──────── AVAILABLE RECORDS ────────

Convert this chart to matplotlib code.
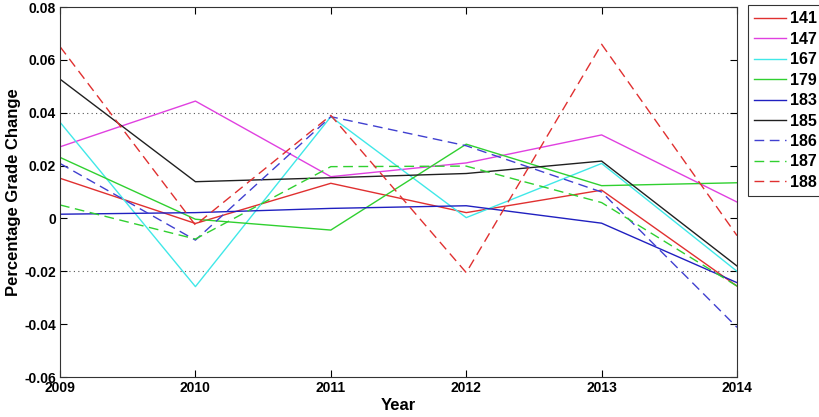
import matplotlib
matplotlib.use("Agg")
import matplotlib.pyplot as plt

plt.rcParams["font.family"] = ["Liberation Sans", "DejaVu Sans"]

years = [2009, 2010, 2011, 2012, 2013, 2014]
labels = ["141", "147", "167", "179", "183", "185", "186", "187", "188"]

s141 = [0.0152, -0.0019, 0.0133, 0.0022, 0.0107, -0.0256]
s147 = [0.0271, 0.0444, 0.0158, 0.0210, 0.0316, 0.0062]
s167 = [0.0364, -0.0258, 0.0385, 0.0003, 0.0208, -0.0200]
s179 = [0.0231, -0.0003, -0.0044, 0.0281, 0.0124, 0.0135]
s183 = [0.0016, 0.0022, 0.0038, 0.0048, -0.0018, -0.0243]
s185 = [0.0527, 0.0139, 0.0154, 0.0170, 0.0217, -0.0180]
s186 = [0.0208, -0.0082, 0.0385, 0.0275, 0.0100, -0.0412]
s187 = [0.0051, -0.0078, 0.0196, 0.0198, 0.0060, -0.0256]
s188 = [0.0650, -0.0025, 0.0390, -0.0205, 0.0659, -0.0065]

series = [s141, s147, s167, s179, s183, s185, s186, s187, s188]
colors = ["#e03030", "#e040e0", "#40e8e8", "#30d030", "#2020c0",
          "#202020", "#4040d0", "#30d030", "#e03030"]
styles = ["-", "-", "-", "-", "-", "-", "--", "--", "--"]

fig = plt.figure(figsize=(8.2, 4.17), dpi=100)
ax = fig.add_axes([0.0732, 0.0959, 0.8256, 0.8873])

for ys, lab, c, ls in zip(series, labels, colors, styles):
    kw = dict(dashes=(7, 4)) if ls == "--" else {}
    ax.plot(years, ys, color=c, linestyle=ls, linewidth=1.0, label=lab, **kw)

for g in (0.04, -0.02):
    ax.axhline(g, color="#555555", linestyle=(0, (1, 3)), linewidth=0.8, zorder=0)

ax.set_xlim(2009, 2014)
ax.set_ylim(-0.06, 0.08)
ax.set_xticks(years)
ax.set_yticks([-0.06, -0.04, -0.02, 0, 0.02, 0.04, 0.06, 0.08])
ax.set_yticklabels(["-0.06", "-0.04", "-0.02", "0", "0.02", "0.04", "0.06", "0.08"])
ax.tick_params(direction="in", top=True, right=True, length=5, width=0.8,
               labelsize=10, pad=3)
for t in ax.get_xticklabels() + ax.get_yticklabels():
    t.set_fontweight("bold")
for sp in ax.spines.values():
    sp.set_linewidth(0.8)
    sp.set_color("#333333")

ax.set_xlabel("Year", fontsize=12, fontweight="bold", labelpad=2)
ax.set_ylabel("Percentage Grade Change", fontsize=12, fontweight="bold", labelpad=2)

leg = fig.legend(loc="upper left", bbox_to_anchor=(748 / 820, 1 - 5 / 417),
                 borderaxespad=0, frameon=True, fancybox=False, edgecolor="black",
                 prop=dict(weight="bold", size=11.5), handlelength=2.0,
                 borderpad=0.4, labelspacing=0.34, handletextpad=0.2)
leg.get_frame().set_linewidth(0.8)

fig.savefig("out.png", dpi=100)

────────
──────── AVAILABLE RECORDS ────────

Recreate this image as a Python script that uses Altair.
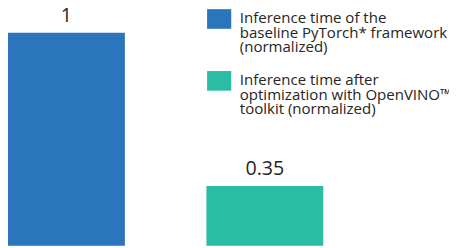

────────

• WORK INSTRUCTIONS
Among the records above, find each line holding the string "this" and pull it out.

• FULL ANSWER
Convert this chart to matplotlib code.
Recreate this image as a Python script that uses Altair.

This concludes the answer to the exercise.